— Begin —

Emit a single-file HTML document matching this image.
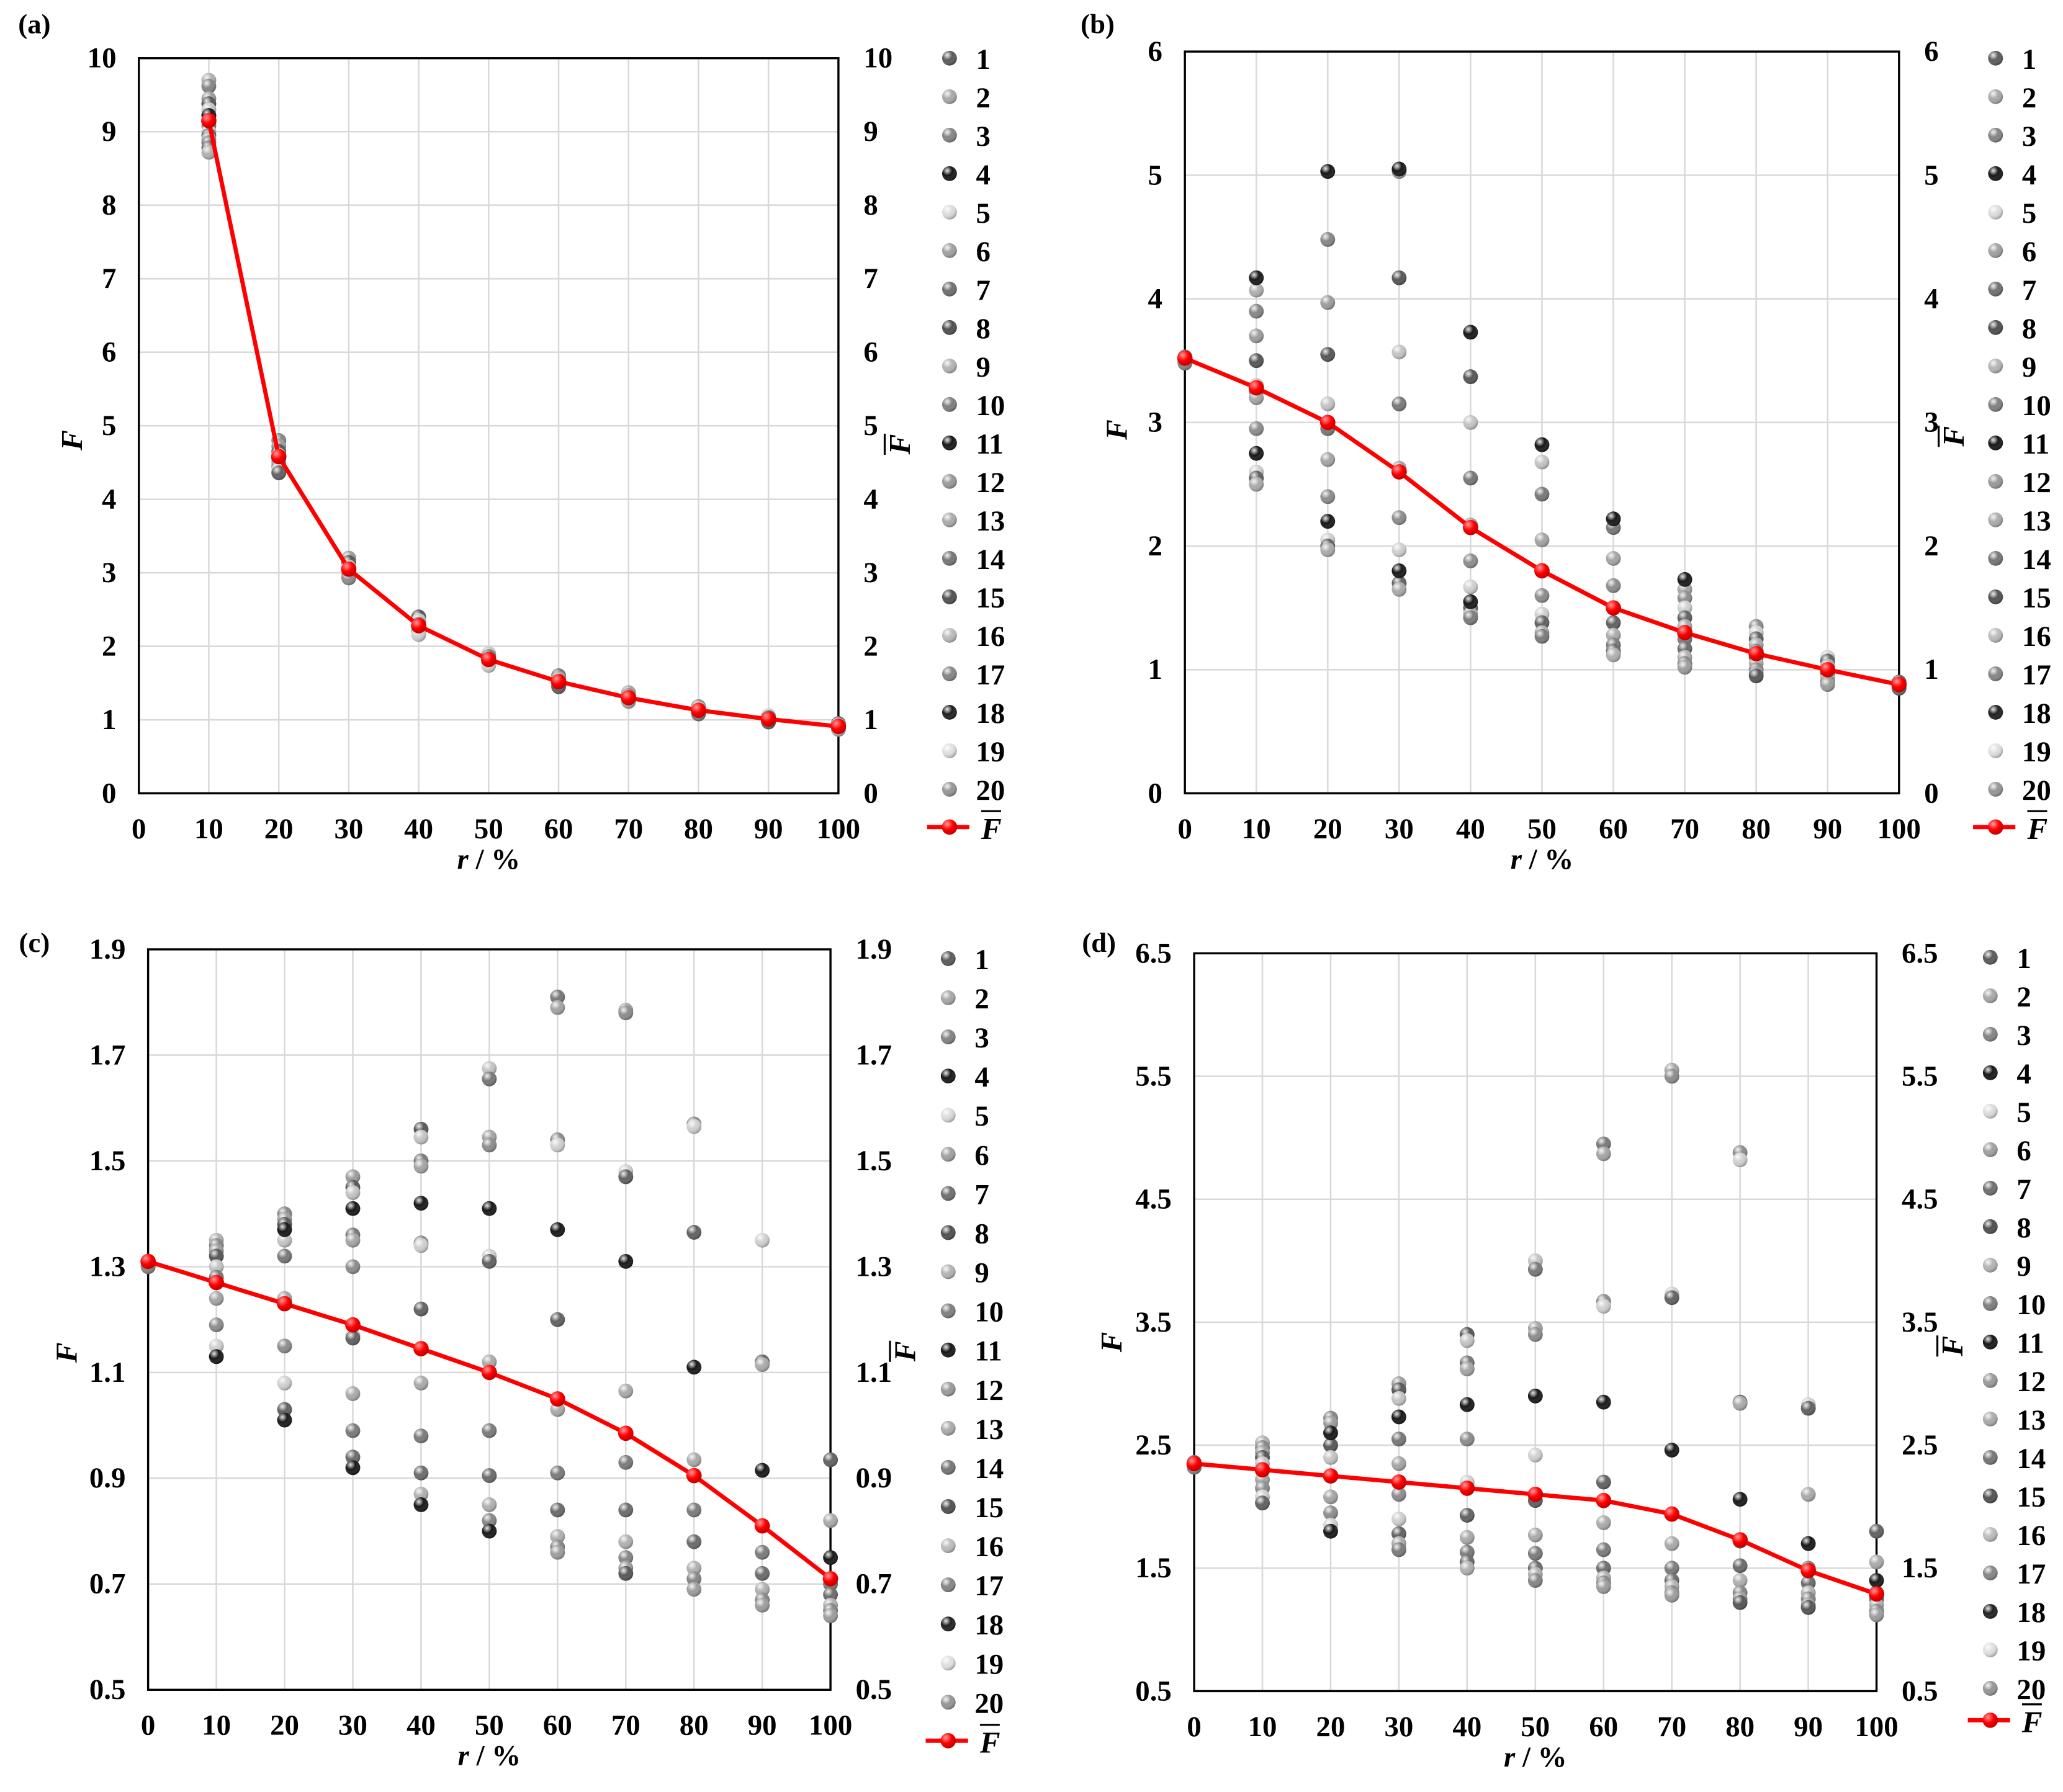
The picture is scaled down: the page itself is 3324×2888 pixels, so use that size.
<!DOCTYPE html>
<html><head><meta charset="utf-8"><style>
html,body{margin:0;padding:0;background:#fff;}
svg{display:block;}
text{font-family:"Liberation Serif","Times New Roman",serif;font-weight:bold;fill:#000;}
</style></head><body>
<svg id="fig" width="3324" height="2888" viewBox="0 0 1560 1355.3" preserveAspectRatio="none" xmlns="http://www.w3.org/2000/svg">
<defs>
<radialGradient id="gr" cx="0.35" cy="0.3" r="0.75"><stop offset="0" stop-color="#fff" stop-opacity="0.9"/><stop offset="0.45" stop-color="#fff" stop-opacity="0"/><stop offset="1" stop-color="#000" stop-opacity="0.35"/></radialGradient>
<radialGradient id="rg" cx="0.35" cy="0.3" r="0.75"><stop offset="0" stop-color="#ff9a9a"/><stop offset="0.5" stop-color="#f00"/><stop offset="1" stop-color="#b00"/></radialGradient>
</defs>
</svg>
<script>
const xCats = [0,10,20,30,40,50,60,70,80,90,100];
const seriesNames = ['1','2','3','4','5','6','7','8','9','10','11','12','13','14','15','16','17','18','19','20'];
const seriesShades = ['#5a5a5a','#a8a8a8','#838383','#151515','#dcdcdc','#a0a0a0','#6e6e6e','#4e4e4e','#b4b4b4','#7e7e7e','#151515','#999','#ababab','#757575','#505050','#bcbcbc','#858585','#1e1e1e','#e0e0e0','#959595'];
const pointShades = ['#6a6a6a','#b0b0b0','#858585','#9c9c9c','#555','#c4c4c4','#777','#a4a4a4','#8c8c8c','#d0d0d0','#606060','#aaa','#7a7a7a'];

// Panel (a)
const aVals = [[],
 [9.7,9.62,9.45,9.38,9.3,9.22,9.15,9.08,9.0,8.95,8.9,8.85,8.78,8.72],
 [4.8,4.72,4.65,4.6,4.55,4.5,4.45,4.4,4.36],
 [3.2,3.14,3.08,3.03,2.98,2.93],
 [2.4,2.35,2.3,2.25,2.2,2.16],
 [1.9,1.86,1.82,1.78,1.74],
 [1.6,1.56,1.52,1.48,1.45],
 [1.37,1.33,1.3,1.27,1.25],
 [1.18,1.15,1.12,1.1,1.08],
 [1.06,1.03,1.0,0.98,0.97],
 [0.95,0.93,0.91,0.89,0.87]];
const aBlack = [null,9.22,null,null,null,null,null,null,null,null,null];
const aMean = [null,9.15,4.58,3.05,2.28,1.82,1.52,1.3,1.13,1.01,0.91];

// Panel (b)
const bVals = [[3.53,3.5,3.48],
 [4.07,3.9,3.7,3.5,3.3,3.25,3.2,2.95,2.6,2.55,2.5],
 [4.48,3.97,3.55,3.15,2.95,2.7,2.4,2.05,2.0,1.97],
 [5.03,4.17,3.57,3.15,2.63,2.23,1.97,1.7,1.65],
 [3.37,3.0,2.55,2.17,1.88,1.67,1.5,1.45,1.42],
 [2.68,2.42,2.05,1.6,1.45,1.38,1.3,1.27],
 [2.15,1.9,1.68,1.5,1.38,1.28,1.2,1.15,1.12],
 [1.65,1.58,1.5,1.42,1.35,1.25,1.17,1.1,1.05,1.02],
 [1.35,1.3,1.25,1.2,1.15,1.1,1.05,1.0,0.97,0.95],
 [1.1,1.07,1.03,1.0,0.97,0.93,0.9,0.88],
 [0.9,0.88,0.86,0.85]];
const bBlack = [null,4.17,5.03,5.05,3.73,2.82,2.22,1.73,null,null,null];
const bBlack2 = [null,2.75,2.2,1.8,1.55,null,null,null,null,null,null];
const bMean = [3.52,3.28,3.0,2.6,2.15,1.8,1.5,1.3,1.13,1.0,0.88];

// Panel (c)
const cVals = [[1.31,1.3,1.3],
 [1.35,1.34,1.33,1.32,1.3,1.28,1.24,1.19,1.15],
 [1.4,1.39,1.38,1.35,1.32,1.24,1.15,1.08,1.03],
 [1.47,1.45,1.44,1.36,1.35,1.3,1.17,1.165,1.06,0.99,0.94],
 [1.56,1.545,1.5,1.49,1.345,1.34,1.22,1.08,0.98,0.91,0.87],
 [1.675,1.655,1.545,1.53,1.32,1.31,1.12,0.99,0.905,0.85,0.82],
 [1.81,1.79,1.54,1.53,1.2,1.03,0.91,0.84,0.79,0.77,0.76],
 [1.785,1.78,1.48,1.47,1.065,0.93,0.84,0.78,0.75,0.73,0.72],
 [1.57,1.565,1.365,0.935,0.84,0.78,0.73,0.71,0.69],
 [1.35,1.12,1.115,0.76,0.72,0.69,0.67,0.66],
 [0.935,0.82,0.7,0.68,0.66,0.65,0.64]];
const cBlack = [null,1.13,1.37,1.41,1.42,1.41,1.37,1.31,1.11,0.915,0.75];
const cBlack2 = [null,null,1.01,0.92,0.85,0.8,null,null,null,null,null];
const cMean = [1.31,1.27,1.23,1.19,1.145,1.1,1.05,0.985,0.905,0.81,0.71];

// Panel (d)
const dVals = [[2.36,2.34,2.32],
 [2.52,2.48,2.44,2.4,2.35,2.3,2.22,2.15,2.08,2.03],
 [2.72,2.68,2.5,2.4,2.25,2.08,1.95,1.85],
 [3.0,2.95,2.88,2.55,2.35,2.1,1.9,1.78,1.7,1.65],
 [3.4,3.35,3.17,3.12,2.55,2.2,1.93,1.75,1.63,1.55,1.5],
 [4.0,3.93,3.45,3.4,2.42,2.05,1.77,1.62,1.5,1.45,1.4],
 [4.95,4.87,3.67,3.63,2.2,1.87,1.65,1.5,1.42,1.38,1.35],
 [5.55,5.5,3.73,3.7,1.7,1.5,1.4,1.35,1.3,1.28],
 [4.88,4.82,2.85,2.84,1.72,1.52,1.4,1.3,1.25,1.22],
 [2.83,2.8,2.1,1.5,1.38,1.3,1.25,1.2,1.18],
 [1.8,1.55,1.3,1.25,1.2,1.15,1.12]];
const dBlack = [null,null,2.6,2.73,2.83,2.9,2.85,2.46,2.06,1.7,1.4];
const dBlack2 = [null,null,1.8,null,null,null,null,null,null,null,null];
const dMean = [2.35,2.3,2.25,2.2,2.15,2.1,2.05,1.94,1.73,1.48,1.29];

const yTicksA = ['0','1','2','3','4','5','6','7','8','9','10'];
const yTicksB = ['0','1','2','3','4','5','6'];
const yTicksC = ['0.5','0.7','0.9','1.1','1.3','1.5','1.7','1.9'];
const yTicksD = ['0.5','1.5','2.5','3.5','4.5','5.5','6.5'];

const NS='http://www.w3.org/2000/svg';
const svg=document.getElementById('fig');
function mk(tag,attrs,parent){const e=document.createElementNS(NS,tag);for(const k in attrs)e.setAttribute(k,attrs[k]);(parent||svg).appendChild(e);return e;}
function txt(str,x,y,anchor,size,parent){const t=mk('text',{x:x,y:y,'text-anchor':anchor,'font-size':size},parent);t.textContent=str;return t;}
function ball(cx,cy,fill,r,parent){const g=mk('g',{},parent);mk('circle',{cx:cx,cy:cy,r:r,fill:fill},g);mk('circle',{cx:cx,cy:cy,r:r,fill:'url(#gr)'},g);return g;}

const panels=[
 {id:'a',tag:'(a)',tx:26,ty:25,L:105,R:634,T:44,B:600,yt:yTicksA,vals:aVals,blacks:[aBlack],mean:aMean,lx:718,lt:44,ls:29.1,ly:62,lyy:333,ry:688,ryy:336},
 {id:'b',tag:'(b)',tx:830,ty:25,L:896,R:1436,T:39,B:600,yt:yTicksB,vals:bVals,blacks:[bBlack,bBlack2],mean:bMean,lx:1509,lt:44,ls:29.1,ly:852,lyy:325,ry:1485,ryy:330},
 {id:'c',tag:'(c)',tx:26,ty:720,L:112,R:628,T:718,B:1278,yt:yTicksC,vals:cVals,blacks:[cBlack,cBlack2],mean:cMean,lx:717,lt:725,ls:29.6,ly:58,lyy:1023,ry:692,ryy:1022},
 {id:'d',tag:'(d)',tx:831,ty:720,L:903,R:1419,T:721,B:1279,yt:yTicksD,vals:dVals,blacks:[dBlack,dBlack2],mean:dMean,lx:1505,lt:724,ls:29.1,ly:848,lyy:1015,ry:1484,ryy:1018}
];

panels.forEach(p=>{
 const g=mk('g',{});
 
 
 const ymin=parseFloat(p.yt[0]), ymax=parseFloat(p.yt[p.yt.length-1]);
 const X=v=>p.L+(v-0)/100*(p.R-p.L);
 const Y=v=>p.B-(v-ymin)/(ymax-ymin)*(p.B-p.T);
 xCats.forEach(c=>{const l=mk('line',{x1:X(c),x2:X(c),y1:p.T,y2:p.B,stroke:'#d9d9d9','stroke-width':1.2},g);
  });
 p.yt.forEach(t=>{const v=parseFloat(t);const l=mk('line',{x1:p.L,x2:p.R,y1:Y(v),y2:Y(v),stroke:'#d9d9d9','stroke-width':1.2},g);
  
  const tl=txt(t,p.L-17,Y(v)+7,'end',22,g);
  const tr=txt(t,p.R+19,Y(v)+7,'start',22,g);});
 const fr=mk('rect',{x:p.L,y:p.T,width:p.R-p.L,height:p.B-p.T,fill:'none',stroke:'#000','stroke-width':1.6},g);
 
 xCats.forEach(c=>{const t=txt(String(c),X(c),p.B+34,'middle',22,g);});
 const xl=mk('text',{x:(p.L+p.R)/2,y:p.B+57,'text-anchor':'middle','font-size':22},g);
 xl.innerHTML='<tspan font-style="italic">r</tspan> / %';
 
 const yl=mk('text',{x:p.ly,y:p.lyy,'text-anchor':'middle','font-size':23,'font-style':'italic',transform:`rotate(-90 ${p.ly} ${p.lyy})`},g);
 yl.textContent='F';
 const ryl=mk('text',{x:p.ry,y:p.ryy,'text-anchor':'middle','font-size':23,'font-style':'italic',transform:`rotate(-90 ${p.ry} ${p.ryy})`},g);
 ryl.textContent='F';
 mk('line',{x1:p.ry-19,x2:p.ry-19,y1:p.ryy-8,y2:p.ryy+8,stroke:'#000','stroke-width':1.5},g);
 const tg=txt(p.tag,p.tx,p.ty,'middle',21,g);
 p.vals.forEach((arr,i)=>{arr.forEach((v,j)=>{const b=ball(X(xCats[i]),Y(v),pointShades[(j+i)%pointShades.length],5.6,g);
   });});
 p.blacks.forEach(bl=>bl.forEach((v,i)=>{if(v==null)return;const b=ball(X(xCats[i]),Y(v),'#161616',5.6,g);
   }));
 let d='';p.mean.forEach((v,i)=>{if(v==null)return;d+=(d?'L':'M')+X(xCats[i])+','+Y(v);});
 const ml=mk('path',{d:d,fill:'none',stroke:'#f00','stroke-width':3.2,'stroke-linejoin':'round'},g);
 
 p.mean.forEach((v,i)=>{if(v==null)return;const c=mk('circle',{cx:X(xCats[i]),cy:Y(v),r:5.8,fill:'url(#rg)'},g);
  });
 seriesNames.forEach((n,k)=>{const y=p.lt+k*p.ls;const lg=mk('g',{},g);
  
  ball(p.lx,y,seriesShades[k],5.6,lg);txt(n,p.lx+20,y+8,'start',22,lg);});
 const fy=p.lt+20*p.ls+(p.id==='d'?-5:-0.5);
 const le=mk('g',{},g);
 mk('line',{x1:p.lx-17,x2:p.lx+15,y1:fy,y2:fy,stroke:'#f00','stroke-width':3.2},le);
 mk('circle',{cx:p.lx,cy:fy,r:5.8,fill:'url(#rg)'},le);
 const ft=mk('text',{x:p.lx+24,y:fy+9,'text-anchor':'start','font-size':23,'font-style':'italic'},le);ft.textContent='F';
 mk('line',{x1:p.lx+24,x2:p.lx+39,y1:fy-12,y2:fy-12,stroke:'#000','stroke-width':1.5},le);
});
</script>
</body></html>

— End —

## TASK PROMPT
In the listing above, find the line with "The picture is" and the line with "aMean = [null,9.15,4.58,3.05,2.28,1.82,1.52,1.3,1.13,1.01,0.91];". Output those two lines and every line between them, exactly as written.

## EXPECTED ANSWER
The picture is scaled down: the page itself is 3324×2888 pixels, so use that size.
<!DOCTYPE html>
<html><head><meta charset="utf-8"><style>
html,body{margin:0;padding:0;background:#fff;}
svg{display:block;}
text{font-family:"Liberation Serif","Times New Roman",serif;font-weight:bold;fill:#000;}
</style></head><body>
<svg id="fig" width="3324" height="2888" viewBox="0 0 1560 1355.3" preserveAspectRatio="none" xmlns="http://www.w3.org/2000/svg">
<defs>
<radialGradient id="gr" cx="0.35" cy="0.3" r="0.75"><stop offset="0" stop-color="#fff" stop-opacity="0.9"/><stop offset="0.45" stop-color="#fff" stop-opacity="0"/><stop offset="1" stop-color="#000" stop-opacity="0.35"/></radialGradient>
<radialGradient id="rg" cx="0.35" cy="0.3" r="0.75"><stop offset="0" stop-color="#ff9a9a"/><stop offset="0.5" stop-color="#f00"/><stop offset="1" stop-color="#b00"/></radialGradient>
</defs>
</svg>
<script>
const xCats = [0,10,20,30,40,50,60,70,80,90,100];
const seriesNames = ['1','2','3','4','5','6','7','8','9','10','11','12','13','14','15','16','17','18','19','20'];
const seriesShades = ['#5a5a5a','#a8a8a8','#838383','#151515','#dcdcdc','#a0a0a0','#6e6e6e','#4e4e4e','#b4b4b4','#7e7e7e','#151515','#999','#ababab','#757575','#505050','#bcbcbc','#858585','#1e1e1e','#e0e0e0','#959595'];
const pointShades = ['#6a6a6a','#b0b0b0','#858585','#9c9c9c','#555','#c4c4c4','#777','#a4a4a4','#8c8c8c','#d0d0d0','#606060','#aaa','#7a7a7a'];

// Panel (a)
const aVals = [[],
 [9.7,9.62,9.45,9.38,9.3,9.22,9.15,9.08,9.0,8.95,8.9,8.85,8.78,8.72],
 [4.8,4.72,4.65,4.6,4.55,4.5,4.45,4.4,4.36],
 [3.2,3.14,3.08,3.03,2.98,2.93],
 [2.4,2.35,2.3,2.25,2.2,2.16],
 [1.9,1.86,1.82,1.78,1.74],
 [1.6,1.56,1.52,1.48,1.45],
 [1.37,1.33,1.3,1.27,1.25],
 [1.18,1.15,1.12,1.1,1.08],
 [1.06,1.03,1.0,0.98,0.97],
 [0.95,0.93,0.91,0.89,0.87]];
const aBlack = [null,9.22,null,null,null,null,null,null,null,null,null];
const aMean = [null,9.15,4.58,3.05,2.28,1.82,1.52,1.3,1.13,1.01,0.91];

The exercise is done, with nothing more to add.